Your copy of the material must match it exactly, except that pictures are dropped.
[START OF Data excerpt]
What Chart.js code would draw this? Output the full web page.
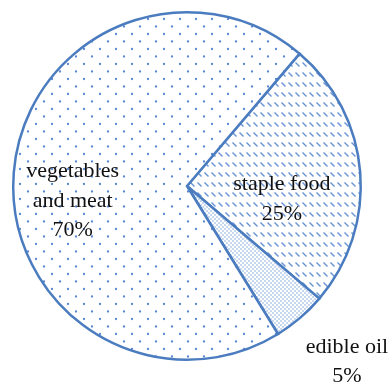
<!DOCTYPE html>
<html>
<head>
<meta charset="utf-8">
<script src="https://cdn.jsdelivr.net/npm/chart.js@4.4.0/dist/chart.umd.min.js"></script>
<style>
  html, body { margin: 0; padding: 0; background: #fff; }
  canvas { display: block; }
</style>
</head>
<body>
<canvas id="c" width="392" height="387"></canvas>
<script>
// data
const categories = ['staple food', 'edible oil', 'vegetables and meat'];
const labelLines = [['staple food', '25%'], ['edible oil', '5%'], ['vegetables', 'and meat', '70%']];
const shares = [25, 5, 70];
// label placement: angle (deg, canvas) and distance as fraction of radius
const labelAngle = [7.2, 47.5, 173.1];
const labelDist = [0.55, 1.362, 0.663];

const BLUE = '#4a7cbf';

function makePattern(w, h, draw) {
  const c = document.createElement('canvas');
  c.width = w; c.height = h;
  const g = c.getContext('2d');
  g.fillStyle = '#fff';
  g.fillRect(0, 0, w, h);
  draw(g);
  return g.createPattern(c, 'repeat');
}

const ctx = document.getElementById('c').getContext('2d');

const dots = makePattern(16, 15, g => {
  g.fillStyle = 'rgba(80,130,205,0.95)';
  g.beginPath(); g.arc(4, 4, 1.15, 0, Math.PI * 2); g.fill();
  g.beginPath(); g.arc(12, 11.5, 1.15, 0, Math.PI * 2); g.fill();
});
const hatch = makePattern(7, 10, g => {
  g.strokeStyle = 'rgba(80,130,205,0.85)';
  g.lineWidth = 1.4;
  g.beginPath(); g.moveTo(1.5, 2.5); g.lineTo(5.5, 6.5); g.stroke();
});
const fine = makePattern(4, 4, g => {
  g.fillStyle = 'rgba(80,130,205,0.7)';
  g.beginPath(); g.arc(1, 1, 0.8, 0, Math.PI * 2); g.fill();
  g.beginPath(); g.arc(3, 3, 0.8, 0, Math.PI * 2); g.fill();
});

const labelPlugin = {
  id: 'sliceLabels',
  afterDatasetsDraw(chart) {
    const meta = chart.getDatasetMeta(0);
    const c = chart.ctx;
    c.save();
    c.font = '22px "Liberation Serif", "Times New Roman", serif';
    c.fillStyle = '#111';
    c.textAlign = 'center';
    c.textBaseline = 'alphabetic';
    meta.data.forEach((arc, i) => {
      const a = labelAngle[i] * Math.PI / 180;
      const r = arc.outerRadius * labelDist[i];
      const x = arc.x + Math.cos(a) * r;
      const y = arc.y + Math.sin(a) * r;
      const lines = labelLines[i];
      const lh = 29.5;
      lines.forEach((t, k) => {
        c.fillText(t, x, y + 7 + (k - (lines.length - 1) / 2) * lh);
      });
    });
    c.restore();
  }
};

new Chart(ctx, {
  type: 'pie',
  data: {
    labels: categories,
    datasets: [{
      data: shares,
      backgroundColor: [hatch, fine, dots],
      borderColor: BLUE,
      borderWidth: 2.5,
      borderJoinStyle: 'miter'
    }]
  },
  options: {
    responsive: false,
    animation: false,
    rotation: 40.4,
    layout: { padding: { left: 12, right: 30, top: 11, bottom: 26 } },
    plugins: { legend: { display: false }, tooltip: { enabled: false } }
  },
  plugins: [labelPlugin]
});
</script>
</body>
</html>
[END OF Data excerpt]
● **Response to this exercise**:
What Chart.js code would draw this? Output the full web page.
<!DOCTYPE html>
<html>
<head>
<meta charset="utf-8">
<script src="https://cdn.jsdelivr.net/npm/chart.js@4.4.0/dist/chart.umd.min.js"></script>
<style>
  html, body { margin: 0; padding: 0; background: #fff; }
  canvas { display: block; }
</style>
</head>
<body>
<canvas id="c" width="392" height="387"></canvas>
<script>
// data
const categories = ['staple food', 'edible oil', 'vegetables and meat'];
const labelLines = [['staple food', '25%'], ['edible oil', '5%'], ['vegetables', 'and meat', '70%']];
const shares = [25, 5, 70];
// label placement: angle (deg, canvas) and distance as fraction of radius
const labelAngle = [7.2, 47.5, 173.1];
const labelDist = [0.55, 1.362, 0.663];

const BLUE = '#4a7cbf';

function makePattern(w, h, draw) {
  const c = document.createElement('canvas');
  c.width = w; c.height = h;
  const g = c.getContext('2d');
  g.fillStyle = '#fff';
  g.fillRect(0, 0, w, h);
  draw(g);
  return g.createPattern(c, 'repeat');
}

const ctx = document.getElementById('c').getContext('2d');

const dots = makePattern(16, 15, g => {
  g.fillStyle = 'rgba(80,130,205,0.95)';
  g.beginPath(); g.arc(4, 4, 1.15, 0, Math.PI * 2); g.fill();
  g.beginPath(); g.arc(12, 11.5, 1.15, 0, Math.PI * 2); g.fill();
});
const hatch = makePattern(7, 10, g => {
  g.strokeStyle = 'rgba(80,130,205,0.85)';
  g.lineWidth = 1.4;
  g.beginPath(); g.moveTo(1.5, 2.5); g.lineTo(5.5, 6.5); g.stroke();
});
const fine = makePattern(4, 4, g => {
  g.fillStyle = 'rgba(80,130,205,0.7)';
  g.beginPath(); g.arc(1, 1, 0.8, 0, Math.PI * 2); g.fill();
  g.beginPath(); g.arc(3, 3, 0.8, 0, Math.PI * 2); g.fill();
});

const labelPlugin = {
  id: 'sliceLabels',
  afterDatasetsDraw(chart) {
    const meta = chart.getDatasetMeta(0);
    const c = chart.ctx;
    c.save();
    c.font = '22px "Liberation Serif", "Times New Roman", serif';
    c.fillStyle = '#111';
    c.textAlign = 'center';
    c.textBaseline = 'alphabetic';
    meta.data.forEach((arc, i) => {
      const a = labelAngle[i] * Math.PI / 180;
      const r = arc.outerRadius * labelDist[i];
      const x = arc.x + Math.cos(a) * r;
      const y = arc.y + Math.sin(a) * r;
      const lines = labelLines[i];
      const lh = 29.5;
      lines.forEach((t, k) => {
        c.fillText(t, x, y + 7 + (k - (lines.length - 1) / 2) * lh);
      });
    });
    c.restore();
  }
};

new Chart(ctx, {
  type: 'pie',
  data: {
    labels: categories,
    datasets: [{
      data: shares,
      backgroundColor: [hatch, fine, dots],
      borderColor: BLUE,
      borderWidth: 2.5,
      borderJoinStyle: 'miter'
    }]
  },
  options: {
    responsive: false,
    animation: false,
    rotation: 40.4,
    layout: { padding: { left: 12, right: 30, top: 11, bottom: 26 } },
    plugins: { legend: { display: false }, tooltip: { enabled: false } }
  },
  plugins: [labelPlugin]
});
</script>
</body>
</html>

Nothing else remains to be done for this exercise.